● **What the task asks**
Every line below is to be copied exactly, with the pictures left out.

● **Provided material**

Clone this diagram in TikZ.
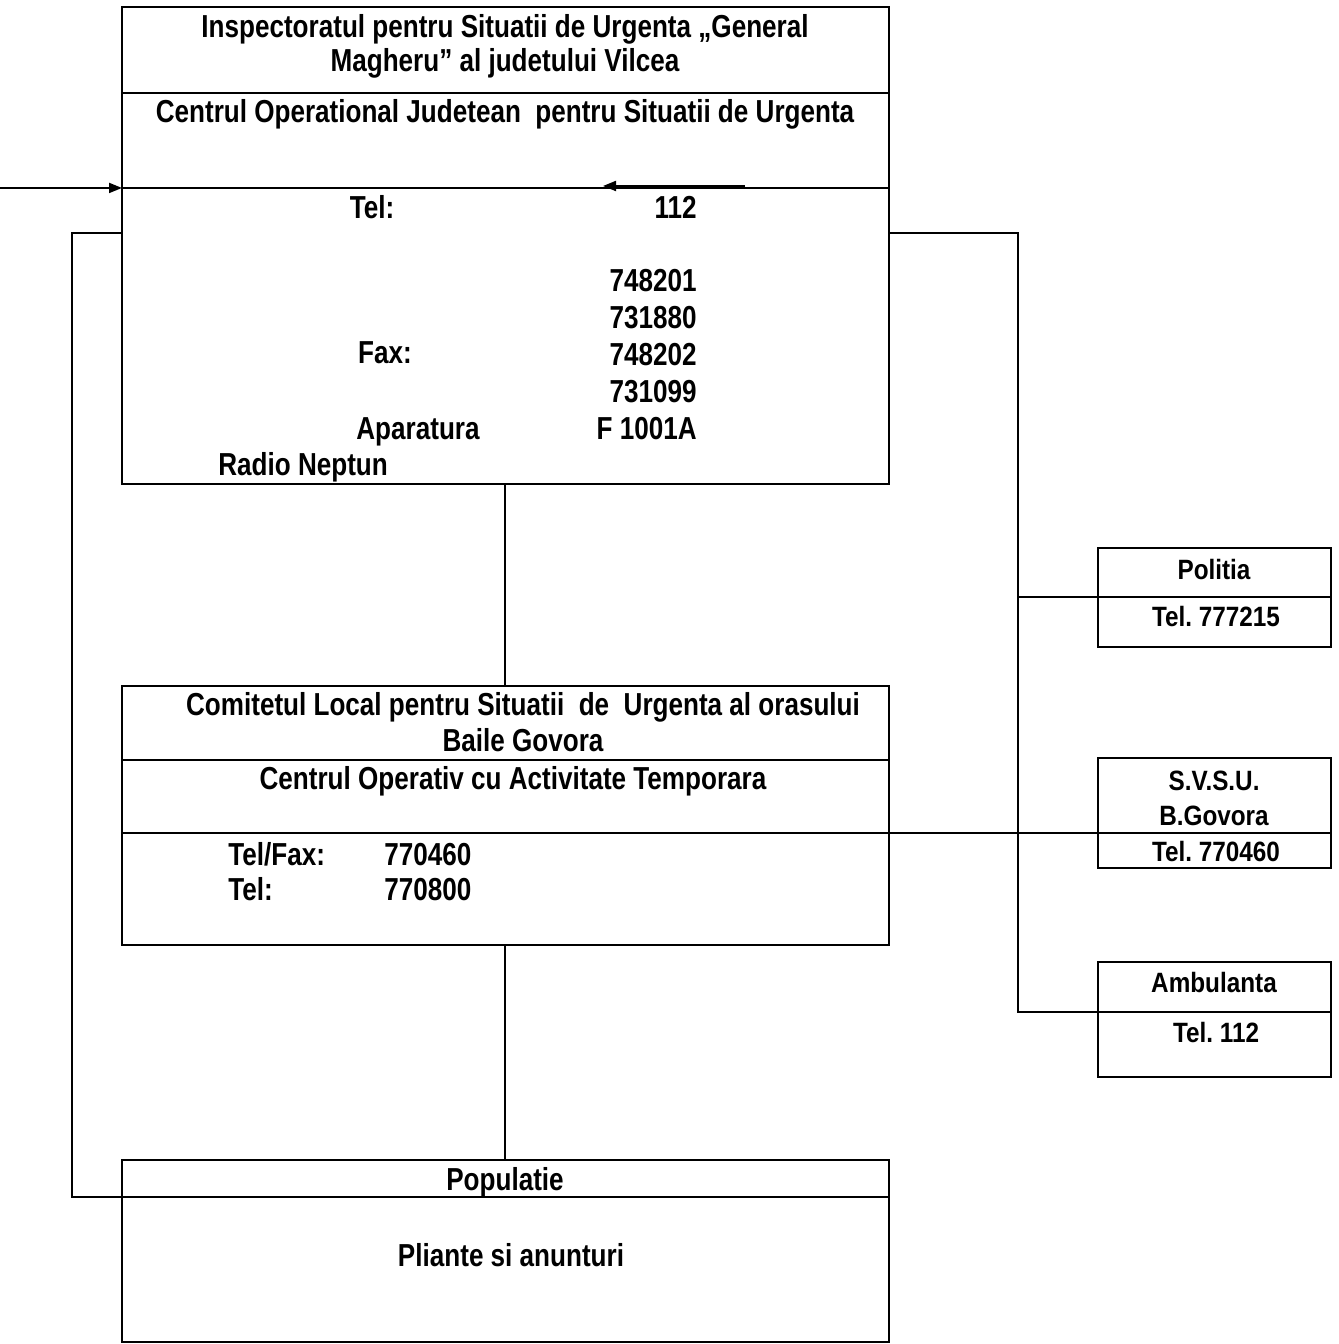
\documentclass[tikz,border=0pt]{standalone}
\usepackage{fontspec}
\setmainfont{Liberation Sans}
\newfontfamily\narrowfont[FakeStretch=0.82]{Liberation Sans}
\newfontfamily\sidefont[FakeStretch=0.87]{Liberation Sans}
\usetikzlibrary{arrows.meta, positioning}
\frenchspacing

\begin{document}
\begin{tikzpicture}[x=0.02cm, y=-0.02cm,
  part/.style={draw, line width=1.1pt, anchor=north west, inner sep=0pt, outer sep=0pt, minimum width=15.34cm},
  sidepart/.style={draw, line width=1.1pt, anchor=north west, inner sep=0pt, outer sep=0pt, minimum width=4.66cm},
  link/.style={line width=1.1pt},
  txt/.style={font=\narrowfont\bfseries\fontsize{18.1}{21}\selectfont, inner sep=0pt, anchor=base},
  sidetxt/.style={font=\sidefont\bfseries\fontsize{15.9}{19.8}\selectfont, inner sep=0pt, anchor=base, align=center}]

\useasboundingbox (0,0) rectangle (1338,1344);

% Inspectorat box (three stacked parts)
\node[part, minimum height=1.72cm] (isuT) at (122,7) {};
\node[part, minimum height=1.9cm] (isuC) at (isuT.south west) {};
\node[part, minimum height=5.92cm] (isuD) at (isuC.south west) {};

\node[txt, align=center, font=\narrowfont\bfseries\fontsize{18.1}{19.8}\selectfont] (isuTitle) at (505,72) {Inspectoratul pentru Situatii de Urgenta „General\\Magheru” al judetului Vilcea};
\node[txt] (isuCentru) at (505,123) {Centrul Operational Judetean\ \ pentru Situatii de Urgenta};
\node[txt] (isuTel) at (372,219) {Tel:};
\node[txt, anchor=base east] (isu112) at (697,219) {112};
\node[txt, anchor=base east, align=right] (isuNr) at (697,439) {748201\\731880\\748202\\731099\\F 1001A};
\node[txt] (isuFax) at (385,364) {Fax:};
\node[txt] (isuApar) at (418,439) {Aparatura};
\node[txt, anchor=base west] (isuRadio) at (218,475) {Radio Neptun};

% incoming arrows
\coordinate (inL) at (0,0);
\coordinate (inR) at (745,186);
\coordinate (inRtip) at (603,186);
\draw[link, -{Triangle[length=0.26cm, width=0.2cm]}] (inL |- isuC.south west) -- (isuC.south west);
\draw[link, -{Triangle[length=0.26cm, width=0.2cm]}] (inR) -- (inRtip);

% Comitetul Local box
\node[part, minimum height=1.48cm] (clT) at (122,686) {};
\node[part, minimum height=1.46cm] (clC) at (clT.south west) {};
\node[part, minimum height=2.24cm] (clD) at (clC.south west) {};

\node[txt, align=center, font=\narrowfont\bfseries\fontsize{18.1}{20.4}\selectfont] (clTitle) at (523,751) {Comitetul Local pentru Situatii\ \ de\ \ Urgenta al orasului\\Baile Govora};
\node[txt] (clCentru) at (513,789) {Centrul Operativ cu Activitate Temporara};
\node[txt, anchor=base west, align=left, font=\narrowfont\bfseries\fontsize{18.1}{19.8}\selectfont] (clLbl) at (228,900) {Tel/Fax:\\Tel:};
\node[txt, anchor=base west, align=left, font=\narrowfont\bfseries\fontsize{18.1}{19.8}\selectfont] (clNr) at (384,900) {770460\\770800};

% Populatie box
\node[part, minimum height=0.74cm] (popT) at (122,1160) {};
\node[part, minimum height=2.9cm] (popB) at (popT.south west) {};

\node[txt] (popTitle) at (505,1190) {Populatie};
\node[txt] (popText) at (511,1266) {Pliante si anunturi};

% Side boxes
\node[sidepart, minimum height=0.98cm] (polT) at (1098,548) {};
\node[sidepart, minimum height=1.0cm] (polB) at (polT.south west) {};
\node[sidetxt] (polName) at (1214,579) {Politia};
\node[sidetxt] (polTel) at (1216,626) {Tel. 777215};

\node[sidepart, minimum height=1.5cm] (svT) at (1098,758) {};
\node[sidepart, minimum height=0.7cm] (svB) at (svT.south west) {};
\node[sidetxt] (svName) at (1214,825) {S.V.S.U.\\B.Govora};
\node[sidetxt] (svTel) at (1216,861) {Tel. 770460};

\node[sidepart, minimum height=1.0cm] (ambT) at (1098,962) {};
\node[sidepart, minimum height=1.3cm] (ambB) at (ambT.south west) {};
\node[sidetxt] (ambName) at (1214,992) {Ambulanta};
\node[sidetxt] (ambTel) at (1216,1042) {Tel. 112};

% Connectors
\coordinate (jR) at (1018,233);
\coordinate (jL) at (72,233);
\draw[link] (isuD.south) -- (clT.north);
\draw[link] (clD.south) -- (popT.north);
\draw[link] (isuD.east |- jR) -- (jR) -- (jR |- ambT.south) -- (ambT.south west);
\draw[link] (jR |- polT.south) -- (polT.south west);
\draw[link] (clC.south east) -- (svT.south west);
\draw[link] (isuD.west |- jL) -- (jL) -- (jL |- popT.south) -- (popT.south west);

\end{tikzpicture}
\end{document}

● **Task answer**
Clone this diagram in TikZ.
\documentclass[tikz,border=0pt]{standalone}
\usepackage{fontspec}
\setmainfont{Liberation Sans}
\newfontfamily\narrowfont[FakeStretch=0.82]{Liberation Sans}
\newfontfamily\sidefont[FakeStretch=0.87]{Liberation Sans}
\usetikzlibrary{arrows.meta, positioning}
\frenchspacing

\begin{document}
\begin{tikzpicture}[x=0.02cm, y=-0.02cm,
  part/.style={draw, line width=1.1pt, anchor=north west, inner sep=0pt, outer sep=0pt, minimum width=15.34cm},
  sidepart/.style={draw, line width=1.1pt, anchor=north west, inner sep=0pt, outer sep=0pt, minimum width=4.66cm},
  link/.style={line width=1.1pt},
  txt/.style={font=\narrowfont\bfseries\fontsize{18.1}{21}\selectfont, inner sep=0pt, anchor=base},
  sidetxt/.style={font=\sidefont\bfseries\fontsize{15.9}{19.8}\selectfont, inner sep=0pt, anchor=base, align=center}]

\useasboundingbox (0,0) rectangle (1338,1344);

% Inspectorat box (three stacked parts)
\node[part, minimum height=1.72cm] (isuT) at (122,7) {};
\node[part, minimum height=1.9cm] (isuC) at (isuT.south west) {};
\node[part, minimum height=5.92cm] (isuD) at (isuC.south west) {};

\node[txt, align=center, font=\narrowfont\bfseries\fontsize{18.1}{19.8}\selectfont] (isuTitle) at (505,72) {Inspectoratul pentru Situatii de Urgenta „General\\Magheru” al judetului Vilcea};
\node[txt] (isuCentru) at (505,123) {Centrul Operational Judetean\ \ pentru Situatii de Urgenta};
\node[txt] (isuTel) at (372,219) {Tel:};
\node[txt, anchor=base east] (isu112) at (697,219) {112};
\node[txt, anchor=base east, align=right] (isuNr) at (697,439) {748201\\731880\\748202\\731099\\F 1001A};
\node[txt] (isuFax) at (385,364) {Fax:};
\node[txt] (isuApar) at (418,439) {Aparatura};
\node[txt, anchor=base west] (isuRadio) at (218,475) {Radio Neptun};

% incoming arrows
\coordinate (inL) at (0,0);
\coordinate (inR) at (745,186);
\coordinate (inRtip) at (603,186);
\draw[link, -{Triangle[length=0.26cm, width=0.2cm]}] (inL |- isuC.south west) -- (isuC.south west);
\draw[link, -{Triangle[length=0.26cm, width=0.2cm]}] (inR) -- (inRtip);

% Comitetul Local box
\node[part, minimum height=1.48cm] (clT) at (122,686) {};
\node[part, minimum height=1.46cm] (clC) at (clT.south west) {};
\node[part, minimum height=2.24cm] (clD) at (clC.south west) {};

\node[txt, align=center, font=\narrowfont\bfseries\fontsize{18.1}{20.4}\selectfont] (clTitle) at (523,751) {Comitetul Local pentru Situatii\ \ de\ \ Urgenta al orasului\\Baile Govora};
\node[txt] (clCentru) at (513,789) {Centrul Operativ cu Activitate Temporara};
\node[txt, anchor=base west, align=left, font=\narrowfont\bfseries\fontsize{18.1}{19.8}\selectfont] (clLbl) at (228,900) {Tel/Fax:\\Tel:};
\node[txt, anchor=base west, align=left, font=\narrowfont\bfseries\fontsize{18.1}{19.8}\selectfont] (clNr) at (384,900) {770460\\770800};

% Populatie box
\node[part, minimum height=0.74cm] (popT) at (122,1160) {};
\node[part, minimum height=2.9cm] (popB) at (popT.south west) {};

\node[txt] (popTitle) at (505,1190) {Populatie};
\node[txt] (popText) at (511,1266) {Pliante si anunturi};

% Side boxes
\node[sidepart, minimum height=0.98cm] (polT) at (1098,548) {};
\node[sidepart, minimum height=1.0cm] (polB) at (polT.south west) {};
\node[sidetxt] (polName) at (1214,579) {Politia};
\node[sidetxt] (polTel) at (1216,626) {Tel. 777215};

\node[sidepart, minimum height=1.5cm] (svT) at (1098,758) {};
\node[sidepart, minimum height=0.7cm] (svB) at (svT.south west) {};
\node[sidetxt] (svName) at (1214,825) {S.V.S.U.\\B.Govora};
\node[sidetxt] (svTel) at (1216,861) {Tel. 770460};

\node[sidepart, minimum height=1.0cm] (ambT) at (1098,962) {};
\node[sidepart, minimum height=1.3cm] (ambB) at (ambT.south west) {};
\node[sidetxt] (ambName) at (1214,992) {Ambulanta};
\node[sidetxt] (ambTel) at (1216,1042) {Tel. 112};

% Connectors
\coordinate (jR) at (1018,233);
\coordinate (jL) at (72,233);
\draw[link] (isuD.south) -- (clT.north);
\draw[link] (clD.south) -- (popT.north);
\draw[link] (isuD.east |- jR) -- (jR) -- (jR |- ambT.south) -- (ambT.south west);
\draw[link] (jR |- polT.south) -- (polT.south west);
\draw[link] (clC.south east) -- (svT.south west);
\draw[link] (isuD.west |- jL) -- (jL) -- (jL |- popT.south) -- (popT.south west);

\end{tikzpicture}
\end{document}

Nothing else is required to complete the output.